Proper biblical hermeneutics maintains that only scripture can interpret scripture. When there appears to be tension between the Bible and some competing jurisdiction (scientific paradigm, cultural, political, historical…), SCRIPTURE must be the authority. Competing ‘authorities’ must be submissive to God’s eternal revelation. Throughout the book, Dr. Ross tries to build the case that interpretations of fallen creation can interpret God’s eternal Word.

hermeneutics

Dr. Ross (and other old earthers) takes liberty with the Hebrew word for ‘day’ (yom), which he is able to stretch the meaning from 12 hours to billions of years. With a range that large, where day can essentially mean ANYTHING, does it have meaning at all? Using the same ranges would it be fair to use the word ‘puddle’ for both a body of water that is 

8,000,000,000 feet deep and 8,000,000,000 feet in diameter

AND

2 inches deep and 2 inches in diameter?

 

As the word puddle would lose all meaning if it could describe everything from a splash to a body of water twice the size of the sun, so the world ‘day’ loses all meaning if abnormally forced to include both “all time” and 24 hours.
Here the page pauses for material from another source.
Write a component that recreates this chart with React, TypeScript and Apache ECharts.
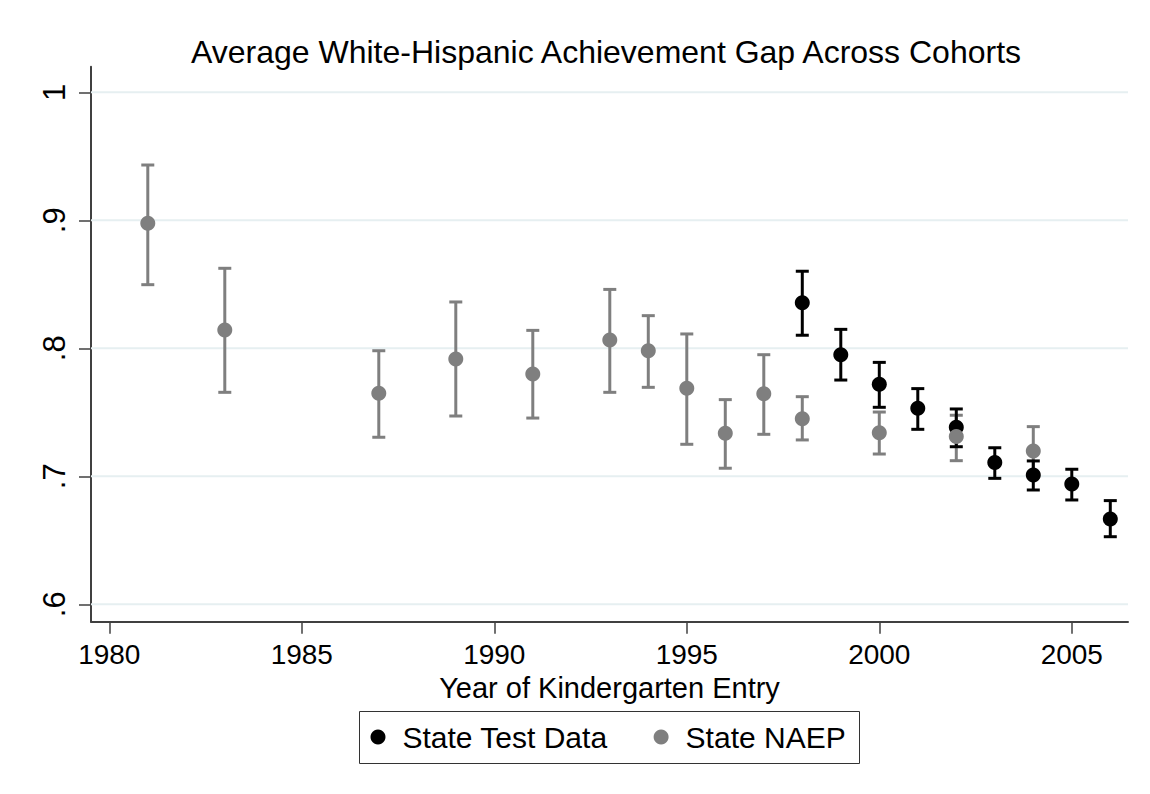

Having said this, biblical creationists do recognize the Hebrew word (yom) has some flexibility. Like its English counterpart, yom can be daylight hours, 24 hours, or a season of time. But nowhere in scripture does yom have the pliability to accommodate billions of years as Ross suggests. To get this definition, he is forced to bring his outside assumptions into the scriptural text. This process is called eisegesis, and when interpreting the Biblical text, eisegesis is a NO-NO.